We all know that nomination is the best way to protect your investment to reach your near and dear. But do you know each product have it’s own meaning and definition of nominee? So let us understand those rules in simple ways.
1) Nomination for Life Insurance-Nominations in Life Insurance are governed under the rule Sec 39 of Insurance Act 1938. In simple lines we can say that, you can appoint more than one nominee in Life Insurance to receive policy amount in the event of the policy converting to death claim. But will nominee be a legal owner of claim amount? No…he is just a caretaker of assets. He can hold assets as a trustee and final distribution will be based on legal heir. For example, suppose Mr.X who is married, took life insurance policy and nominated his father as nominee. In such case who will be legal beneficiary of claim amount? Eventhough Mr.X nominated his father as the nominee, still his wife who is the legal heir class I will be the legal beneficiary of the claim amount. Mr.X’s father is just can act as if the trustee to transfer the claim amount to his wife.
Now in above case if Mr.X have 2 children then still his wife be the sole beneficiary of claim amount? No, because his widow and 2 children form the legal heir I category according to Hindu Succession Law. So his widow and 2 children will have to distribute the claim amount equally.
But keep in mind that if Mr.X have will then Hindu Succession Act will be considered as secondary. Will is considered as the major document to distribute the claim amount.
2) Nomination for Bank Accounts and other Govt Saving instruments–According to Section 45ZA(2)(Banking Regulation Act), nominee merely get exclusive right to receive money from bank. But he is not the the owner of money. But point to be noted here is, banking laws will not concerned about succession acts. Hence banks responsibility end once they transfer the amount to nominee. But it is the nominee’s legal responsibility to act as a trustee and transfer the money according to succession act.

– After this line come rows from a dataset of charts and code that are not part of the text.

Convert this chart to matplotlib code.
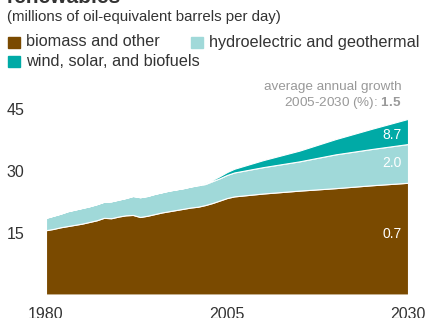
import matplotlib
matplotlib.use("Agg")
import matplotlib.pyplot as plt
from matplotlib.patches import Rectangle

plt.rcParams['font.family'] = ['Liberation Sans', 'DejaVu Sans']
plt.rcParams['mathtext.fontset'] = 'custom'
plt.rcParams['mathtext.bf'] = 'Liberation Sans:bold'
plt.rcParams['mathtext.rm'] = 'Liberation Sans'

# --- data (millions of oil-equivalent barrels per day)
years = [1980, 1981, 1982, 1983, 1984, 1985, 1986, 1987, 1988, 1989,
         1990, 1991, 1992, 1993, 1994, 1995, 1996, 1997, 1998, 1999,
         2000, 2001, 2002, 2003, 2004, 2005, 2006,
         2010, 2015, 2020, 2025, 2030]
biomass = [15.6, 15.9, 16.3, 16.6, 16.9, 17.2, 17.6, 18.0, 18.6, 18.5,
           18.9, 19.2, 19.3, 18.8, 19.1, 19.5, 19.9, 20.2, 20.5, 20.8,
           21.1, 21.3, 21.7, 22.2, 22.8, 23.4, 23.8,
           24.5, 25.2, 25.8, 26.5, 27.1]
hydro = [3.0, 3.2, 3.3, 3.6, 3.7, 3.8, 3.8, 3.9, 3.9, 4.1,
         4.1, 4.2, 4.6, 4.8, 4.8, 4.9, 4.9, 5.0, 5.0, 5.0,
         5.1, 5.2, 5.1, 5.3, 5.4, 5.6, 5.8,
         6.4, 7.1, 8.2, 8.8, 9.4]
wind = [0.0, 0.0, 0.0, 0.0, 0.0, 0.0, 0.0, 0.0, 0.0, 0.0,
        0.0, 0.0, 0.0, 0.0, 0.0, 0.0, 0.0, 0.0, 0.0, 0.0,
        0.0, 0.1, 0.2, 0.3, 0.5, 0.7, 0.9,
        1.7, 2.6, 3.7, 4.9, 6.1]
series_names = ['biomass and other', 'hydroelectric and geothermal',
                'wind, solar, and biofuels']
growth = ['0.7', '2.0', '8.7']
total_growth = '1.5'
xticks = [1980, 2005, 2030]
yticks = [15, 30, 45]

colors = ['#7a4a00', '#a0d9d9', '#00aaa6']
txt = '#333333'

W, H = 428, 318
fig = plt.figure(figsize=(W / 100, H / 100), dpi=100)
ax = fig.add_axes([46 / W, (H - 294.5) / H, 362 / W, 185.5 / H])

ax.stackplot(years, biomass, hydro, wind, colors=colors,
             edgecolor='white', linewidth=0.8)
ax.set_xlim(1980, 2030)
ax.set_ylim(0, 45)

for s in ax.spines.values():
    s.set_visible(False)
ax.set_xticks(xticks)
ax.set_yticks(yticks)
ax.tick_params(axis='x', length=0, pad=9, labelsize=11.5, labelcolor=txt)
ax.tick_params(axis='y', length=0, pad=28.5, labelsize=11.5, labelcolor=txt)
for lab in ax.get_yticklabels():
    lab.set_ha('left')

# growth labels at the right end
label_y = [14.7, 31.9, 38.7]
for g, y in zip(growth, label_y):
    ax.text(2029.1, y, g, color='white', ha='right', va='center', fontsize=10)

ax.text(2029.1, 50.3, 'average annual growth', color='#999999',
        ha='right', va='center', fontsize=9.7, clip_on=False)
ax.text(2029.1, 46.4, '2005-2030 (%): $\\mathbf{' + total_growth + '}$',
        color='#999999', ha='right', va='center', fontsize=9.7, clip_on=False)

# header
fig.text(7 / W, 1 - 3 / H, 'renewables', fontsize=15, fontweight='bold',
         color=txt, va='baseline')
fig.text(7 / W, 1 - 17 / H, '(millions of oil-equivalent barrels per day)',
         fontsize=10.8, color=txt, va='center')

legend_pos = [(8, 42), (191, 42), (8, 61)]
for (lx, ly), name, c in zip(legend_pos, series_names, colors):
    fig.patches.append(Rectangle((lx / W, 1 - (ly + 5.5) / H), 11.5 / W, 11 / H,
                                 transform=fig.transFigure, color=c))
    fig.text((lx + 18) / W, 1 - ly / H, name, fontsize=11.7, color=txt,
             va='center')

fig.savefig('out.png', dpi=100)
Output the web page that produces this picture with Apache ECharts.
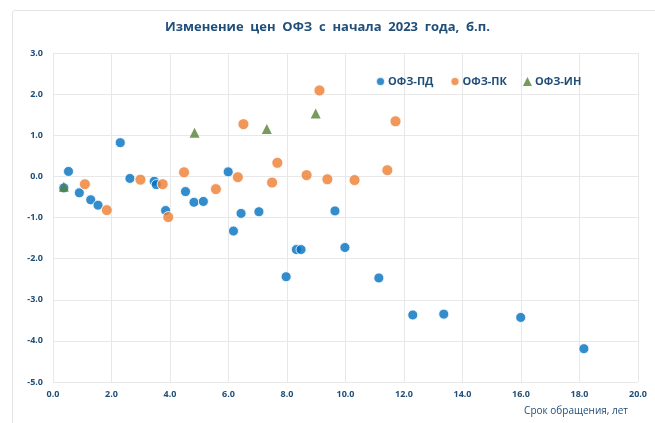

3) Nomination for Mutual Funds–In mutual funds you can nominate upto 3 nominees for single folio and even you can distribute the % of sharing. Nowadays it is mandatory for mutual fund investors to specify whether they want to nominate or not. If they don’t want to nominate then they need to declare it by signing. If they want to nominate then they need to declare atleast one nominee. Here also nominee acts as if the trustee but not as a real beneficiary of amount.
4) Nomination to PPF-It is very important to exercise nomination facility for PPF account. If account holder dies and there is no nomination at the time of death, the balance in the account, if it is upto Rs.1,00,000, will be paid by the Accounts Office to the legal heirs of the deceased on receipt of application in Form G supported with necessary documents without the production of succession certificate. If the balance is more than Rs.1,00,000 then production of Succession certificate is mandatory.
5) Nomination to your shares-One of the different and interesting rules applies to your shares only. Here nominee will be the legal owner but not the legal heirs. Suppose Mr.X nominated his brother and died without will then eventhough his wife will be considered as legal heir I category but his brother will be treated as the owner. So when making nomination you need to take care that your nominee will be legal heir, else create a will to whom those shares to be transfer in case of your death.
Reason for such change is, different acts. In case of shares, Section 109(A) of the Companies Act and 9.11 of the Depositories Act, nominee will be treated as the legal owner in case of death of the deceased.
So based on each asset class and product you are investing, read fully what do you mean by nominee and accordingly nominate. It is fatal if blindly you nominate thinking that your nominee will receive all your money in case of your death.